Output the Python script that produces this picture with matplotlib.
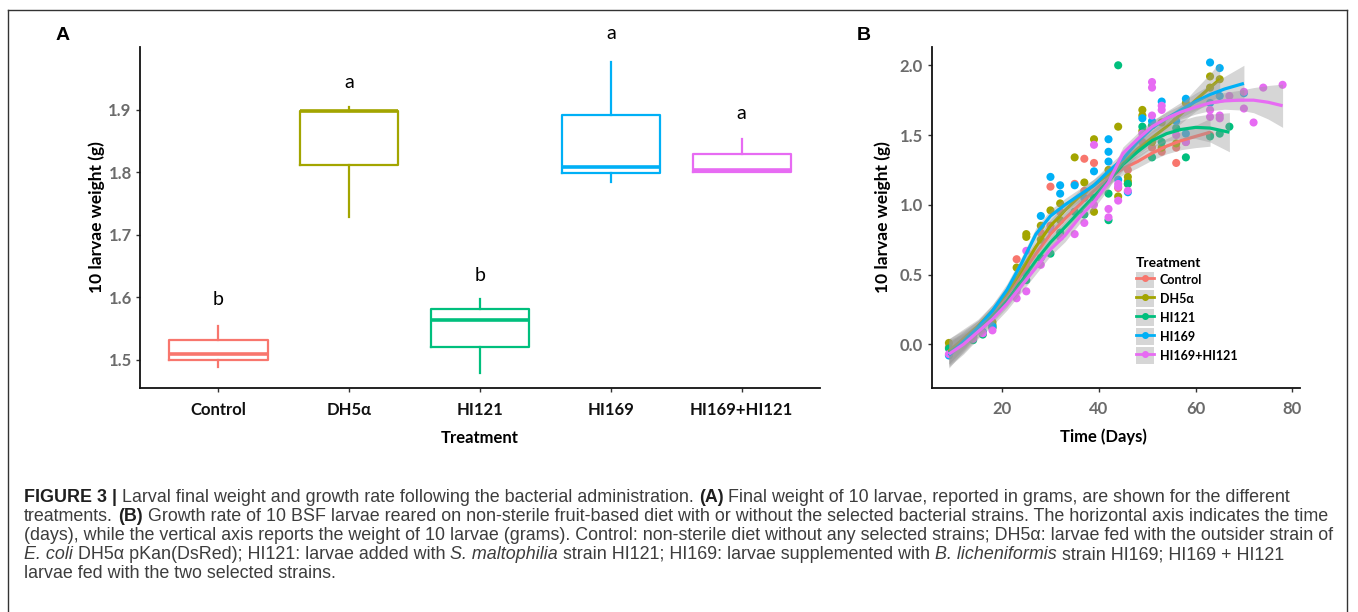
import matplotlib
matplotlib.use('Agg')
import matplotlib.pyplot as plt
from matplotlib.lines import Line2D
from matplotlib.patches import Patch

W, H = 1358, 612

treatments = ['Control', 'DH5α', 'HI121', 'HI169', 'HI169+HI121']
colors = ['#F8766D', '#A3A500', '#00BF7D', '#00B0F6', '#E76BF3']

# ---- panel A : final weight boxplots (g) ----
whislo = [1.489, 1.728, 1.479, 1.785, 1.801]
q1 = [1.499, 1.812, 1.521, 1.798, 1.801]
med = [1.510, 1.898, 1.564, 1.808, 1.803]
q3 = [1.532, 1.898, 1.581, 1.892, 1.829]
whishi = [1.554, 1.904, 1.598, 1.976, 1.853]
letters = ['b', 'a', 'b', 'a', 'a']
letter_y = [1.597, 1.943, 1.635, 2.021, 1.893]

# ---- panel B : growth points (days, g) ----
ctrl_days = [9, 14, 16, 18, 23, 23, 25, 28, 30, 30, 32, 35, 37, 37, 39, 42, 44, 46, 49, 51, 53, 56, 56, 58, 63]
ctrl_w = [-0.02, 0.05, 0.08, 0.12, 0.61, 0.45, 0.55, 0.80, 1.13, 0.85, 0.95, 1.15, 1.33, 1.10, 1.30, 1.20,
          1.12, 1.25, 1.45, 1.41, 1.38, 1.30, 1.41, 1.45, 1.50]
dh5_days = [9, 14, 16, 18, 18, 23, 25, 25, 28, 28, 30, 32, 32, 35, 37, 39, 39, 42, 44, 44, 46, 46, 46,
            49, 49, 49, 51, 53, 53, 56, 58, 63, 63, 65]
dh5_w = [0.01, 0.05, 0.08, 0.14, 0.16, 0.55, 0.79, 0.77, 0.85, 0.75, 0.96, 1.01, 0.89, 1.34, 1.16, 1.47, 0.95,
         1.25, 1.56, 1.06, 1.20, 1.17, 1.15, 1.68, 1.64, 1.53, 1.45, 1.59, 1.41, 1.44, 1.73, 1.92, 1.84, 1.90]
hi121_days = [9, 14, 16, 18, 23, 25, 28, 30, 32, 35, 37, 39, 42, 42, 44, 46, 49, 51, 51, 53, 56, 58, 63, 65, 67]
hi121_w = [-0.03, 0.03, 0.07, 0.12, 0.42, 0.46, 0.62, 0.65, 0.80, 0.95, 0.93, 1.05, 1.08, 0.89, 2.00, 1.15,
           1.56, 1.57, 1.34, 1.45, 1.55, 1.34, 1.49, 1.51, 1.56]
hi169_days = [9, 14, 16, 18, 23, 25, 28, 30, 32, 32, 35, 37, 39, 42, 42, 42, 44, 46, 49, 51, 53, 56, 58, 58,
              63, 63, 65, 65, 70]
hi169_w = [-0.08, 0.05, 0.09, 0.13, 0.40, 0.50, 0.92, 1.20, 1.14, 1.08, 1.14, 1.05, 1.24, 1.47, 1.38, 1.31,
           1.18, 1.09, 1.62, 1.60, 1.74, 1.60, 1.76, 1.51, 2.02, 1.73, 1.98, 1.78, 1.80]
mix_days = [9, 14, 16, 18, 23, 23, 25, 25, 28, 30, 32, 35, 37, 39, 39, 42, 42, 44, 44, 44, 46, 49, 51, 51, 51,
            53, 53, 56, 58, 63, 63, 65, 65, 67, 70, 70, 72, 74, 78]
mix_w = [-0.07, 0.04, 0.08, 0.10, 0.33, 0.38, 0.67, 0.38, 0.57, 0.82, 0.77, 0.79, 0.87, 1.43, 1.00, 0.97, 0.91,
         1.15, 1.13, 1.03, 1.10, 1.51, 1.88, 1.84, 1.64, 1.71, 1.68, 1.50, 1.45, 1.68, 1.63, 1.64, 1.62, 1.78,
         1.81, 1.69, 1.59, 1.84, 1.86]

# ---- panel B : loess curves and band half-widths ----
ctrl_fit_days = [9, 12, 15, 18, 21, 24, 27, 30, 33, 36, 39, 42, 45, 48, 51, 54, 57, 60, 63]
ctrl_fit = [-0.05, 0.03, 0.12, 0.22, 0.35, 0.50, 0.65, 0.79, 0.90, 1.00, 1.10, 1.19, 1.26, 1.31, 1.37, 1.42,
            1.46, 1.49, 1.52]
ctrl_se = [0.09, 0.07, 0.05, 0.045, 0.045, 0.045, 0.045, 0.045, 0.045, 0.045, 0.045, 0.045, 0.045, 0.045,
           0.05, 0.055, 0.065, 0.08, 0.10]
dh5_fit_days = [9, 12, 15, 18, 21, 24, 27, 30, 33, 36, 39, 42, 45, 48, 51, 54, 57, 60, 63, 65]
dh5_fit = [-0.05, 0.04, 0.13, 0.24, 0.37, 0.53, 0.70, 0.85, 0.96, 1.06, 1.14, 1.22, 1.30, 1.40, 1.48, 1.56,
           1.65, 1.75, 1.84, 1.90]
dh5_se = [0.09, 0.07, 0.05, 0.045, 0.045, 0.045, 0.045, 0.045, 0.045, 0.045, 0.045, 0.045, 0.045, 0.045,
          0.05, 0.055, 0.065, 0.08, 0.10, 0.12]
hi121_fit_days = [9, 12, 15, 18, 21, 24, 27, 30, 33, 36, 39, 42, 45, 48, 51, 54, 57, 60, 63, 67]
hi121_fit = [-0.06, 0.01, 0.10, 0.20, 0.31, 0.45, 0.60, 0.73, 0.84, 0.95, 1.06, 1.17, 1.29, 1.38, 1.46, 1.51,
             1.54, 1.555, 1.55, 1.52]
hi121_se = [0.09, 0.07, 0.05, 0.045, 0.045, 0.045, 0.045, 0.045, 0.045, 0.045, 0.045, 0.045, 0.045, 0.045,
            0.05, 0.055, 0.065, 0.08, 0.10, 0.14]
hi169_fit_days = [9, 12, 15, 18, 21, 24, 27, 30, 33, 36, 39, 42, 45, 48, 51, 54, 57, 60, 63, 66, 70]
hi169_fit = [-0.08, 0.02, 0.12, 0.24, 0.39, 0.58, 0.79, 0.92, 1.00, 1.07, 1.14, 1.24, 1.33, 1.45, 1.55, 1.62,
             1.68, 1.74, 1.79, 1.83, 1.87]
hi169_se = [0.09, 0.07, 0.05, 0.045, 0.045, 0.045, 0.045, 0.045, 0.045, 0.045, 0.045, 0.045, 0.045, 0.045,
            0.045, 0.05, 0.055, 0.06, 0.07, 0.09, 0.13]
mix_fit_days = [9, 12, 15, 18, 21, 24, 27, 30, 33, 36, 39, 42, 45, 48, 51, 54, 57, 60, 63, 66, 69, 72, 75, 78]
mix_fit = [-0.07, 0.00, 0.09, 0.18, 0.29, 0.42, 0.55, 0.68, 0.78, 0.91, 1.02, 1.16, 1.37, 1.47, 1.56, 1.62,
           1.665, 1.70, 1.73, 1.745, 1.75, 1.75, 1.735, 1.71]
mix_se = [0.09, 0.07, 0.05, 0.045, 0.045, 0.045, 0.045, 0.045, 0.045, 0.045, 0.045, 0.045, 0.045, 0.045,
          0.045, 0.045, 0.05, 0.05, 0.055, 0.06, 0.07, 0.09, 0.12, 0.155]

points = [(ctrl_days, ctrl_w), (dh5_days, dh5_w), (hi121_days, hi121_w), (hi169_days, hi169_w), (mix_days, mix_w)]
fits = [(ctrl_fit_days, ctrl_fit, ctrl_se), (dh5_fit_days, dh5_fit, dh5_se), (hi121_fit_days, hi121_fit, hi121_se),
        (hi169_fit_days, hi169_fit, hi169_se), (mix_fit_days, mix_fit, mix_se)]

caption = [
    [('FIGURE 3 |', 'bold', 'normal'), ('Larval final weight and growth rate following the bacterial administration.', 'normal', 'normal'),
     ('(A)', 'bold', 'normal'), ('Final weight of 10 larvae, reported in grams, are shown for the different', 'normal', 'normal')],
    [('treatments.', 'normal', 'normal'), ('(B)', 'bold', 'normal'),
     ('Growth rate of 10 BSF larvae reared on non-sterile fruit-based diet with or without the selected bacterial strains. The horizontal axis indicates the time', 'normal', 'normal')],
    [('(days), while the vertical axis reports the weight of 10 larvae (grams). Control: non-sterile diet without any selected strains; DH5α: larvae fed with the outsider strain of', 'normal', 'normal')],
    [('E. coli', 'normal', 'italic'), ('DH5α pKan(DsRed); HI121: larvae added with', 'normal', 'normal'), ('S. maltophilia', 'normal', 'italic'),
     ('strain HI121; HI169: larvae supplemented with', 'normal', 'normal'), ('B. licheniformis', 'normal', 'italic'),
     ('strain HI169; HI169 + HI121', 'normal', 'normal')],
    [('larvae fed with the two selected strains.', 'normal', 'normal')],
]


def fx(px):
    return px / W


def fy(py):
    return 1 - py / H


PF = 'Lato'
fig = plt.figure(figsize=(W / 100, H / 100), dpi=100)

# outer frame (open at the bottom, cropped)
for xs, ys in [((8, 8), (10, 612)), ((8, 1347), (10, 10)), ((1347, 1347), (10, 612))]:
    fig.add_artist(Line2D([fx(x) for x in xs], [fy(y) for y in ys], color='#333333', lw=1.0))

# ================= panel A =================
axA = fig.add_axes([fx(140), fy(388), (820 - 140) / W, (388 - 47) / H])
pos = list(range(1, len(treatments) + 1))
stats = []
for i in range(len(treatments)):
    stats.append(dict(whislo=whislo[i], q1=q1[i], med=med[i], q3=q3[i], whishi=whishi[i], fliers=[]))
bp = axA.bxp(stats, positions=pos, widths=0.75, showfliers=False, showcaps=False, patch_artist=False)
for i, c in enumerate(colors):
    bp['boxes'][i].set(color=c, lw=1.6)
    bp['medians'][i].set(color=c, lw=2.6, solid_capstyle='butt')
    bp['whiskers'][2 * i].set(color=c, lw=1.6)
    bp['whiskers'][2 * i + 1].set(color=c, lw=1.6)
for i, l in enumerate(letters):
    axA.text(pos[i], letter_y[i], l, ha='center', va='center', fontsize=14, family=PF, clip_on=False)

axA.set_xlim(0.4, 5.6)
axA.set_ylim(1.455, 2.0)
axA.set_yticks([1.5, 1.6, 1.7, 1.8, 1.9])
axA.set_yticklabels(['1.5', '1.6', '1.7', '1.8', '1.9'])
axA.set_xticks(pos)
axA.set_xticklabels(treatments)
for s in ['top', 'right']:
    axA.spines[s].set_visible(False)
for s in ['left', 'bottom']:
    axA.spines[s].set_linewidth(1.3)
    axA.spines[s].set_color('#111111')
axA.tick_params(axis='both', length=3, width=1, color='#333333')
for t in axA.get_yticklabels():
    t.set(fontsize=12, family=PF, weight='bold', color='#6b6b6b')
for t in axA.get_xticklabels():
    t.set(fontsize=12, family=PF, weight='bold', color='#111111')
axA.tick_params(axis='x', pad=7)
axA.tick_params(axis='y', pad=3)

fig.text(fx(97), fy(217), '10 larvae weight (g)', rotation=90, ha='center', va='center',
         fontsize=12.5, family=PF, weight='bold')
fig.text(fx(480), fy(438), 'Treatment', ha='center', va='center', fontsize=12, family=PF, weight='bold')
fig.text(fx(63), fy(35), 'A', ha='center', va='center', fontsize=14, family='Liberation Sans', weight='bold')

# ================= panel B =================
axB = fig.add_axes([fx(932), fy(388), (1300 - 932) / W, (388 - 47) / H])
for (d, w), c in zip(points, colors):
    axB.scatter(d, w, s=34, color=c, edgecolors='none', zorder=2)
for (d, f, se), c in zip(fits, colors):
    lo = [a - b for a, b in zip(f, se)]
    hi = [a + b for a, b in zip(f, se)]
    axB.fill_between(d, lo, hi, color='#999999', alpha=0.4, lw=0, zorder=3)
    axB.plot(d, f, color=c, lw=2.3, zorder=3, solid_capstyle='butt')

axB.set_xlim(5.5, 81.6)
axB.set_ylim(-0.313, 2.131)
axB.set_xticks([20, 40, 60, 80])
axB.set_yticks([0.0, 0.5, 1.0, 1.5, 2.0])
axB.set_yticklabels(['0.0', '0.5', '1.0', '1.5', '2.0'])
for s in ['top', 'right']:
    axB.spines[s].set_visible(False)
for s in ['left', 'bottom']:
    axB.spines[s].set_linewidth(1.3)
    axB.spines[s].set_color('#111111')
axB.tick_params(axis='both', length=3, width=1, color='#333333')
for t in axB.get_yticklabels() + axB.get_xticklabels():
    t.set(fontsize=12, family=PF, weight='bold', color='#6b6b6b')
axB.tick_params(axis='x', pad=6)

fig.text(fx(883), fy(217), '10 larvae weight (g)', rotation=90, ha='center', va='center',
         fontsize=12.5, family=PF, weight='bold')
fig.text(fx(1103), fy(437), 'Time (Days)', ha='center', va='center', fontsize=12, family=PF, weight='bold')
fig.text(fx(864), fy(36), 'B', ha='center', va='center', fontsize=14, family='Liberation Sans', weight='bold')

handles = [(Patch(facecolor='#D6D6D6', edgecolor='none'),
            Line2D([], [], color=c, lw=2, marker='o', ms=4)) for c in colors]
leg = axB.legend(handles, treatments, loc='upper left', bbox_to_anchor=(fx(1136), fy(257)),
                 bbox_transform=fig.transFigure, frameon=False, title='Treatment', alignment='left',
                 prop={'family': PF, 'weight': 'bold', 'size': 9}, handlelength=1.4, handleheight=1.65,
                 handletextpad=0.5, labelspacing=0.2, borderpad=0, borderaxespad=0)
leg.get_title().set(family=PF, weight='bold', size=10)

# ================= caption =================
r = fig.canvas.get_renderer()
CF, CS = 'Liberation Sans', 12.88


def text_w(s, weight='normal', style='normal'):
    t = fig.text(0, 0, s, fontsize=CS, family=CF, weight=weight, style=style)
    w = t.get_window_extent(r).width
    t.remove()
    return w


space = text_w('x x') - text_w('xx')
base_y = [502, 521, 540, 559, 578]
for line, by in zip(caption, base_y):
    x = 24
    for s, weight, style in line:
        col = '#1f1f1f' if weight == 'bold' else '#3d3d3d'
        t = fig.text(fx(x), fy(by), s, fontsize=CS, family=CF, weight=weight, style=style,
                     color=col, va='baseline')
        x = t.get_window_extent(r).x1 + space

fig.savefig('out.png', dpi=100)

• **TASK STATEMENT**: Every line from the start of the listing above through the line with "colors = ['#F8766D', '#A3A500', '#00BF7D', '#00B0F6', '#E76BF3']" should be repeated exactly; skip the pictures and add nothing else.

• **TASK RESULT**:
Output the Python script that produces this picture with matplotlib.
import matplotlib
matplotlib.use('Agg')
import matplotlib.pyplot as plt
from matplotlib.lines import Line2D
from matplotlib.patches import Patch

W, H = 1358, 612

treatments = ['Control', 'DH5α', 'HI121', 'HI169', 'HI169+HI121']
colors = ['#F8766D', '#A3A500', '#00BF7D', '#00B0F6', '#E76BF3']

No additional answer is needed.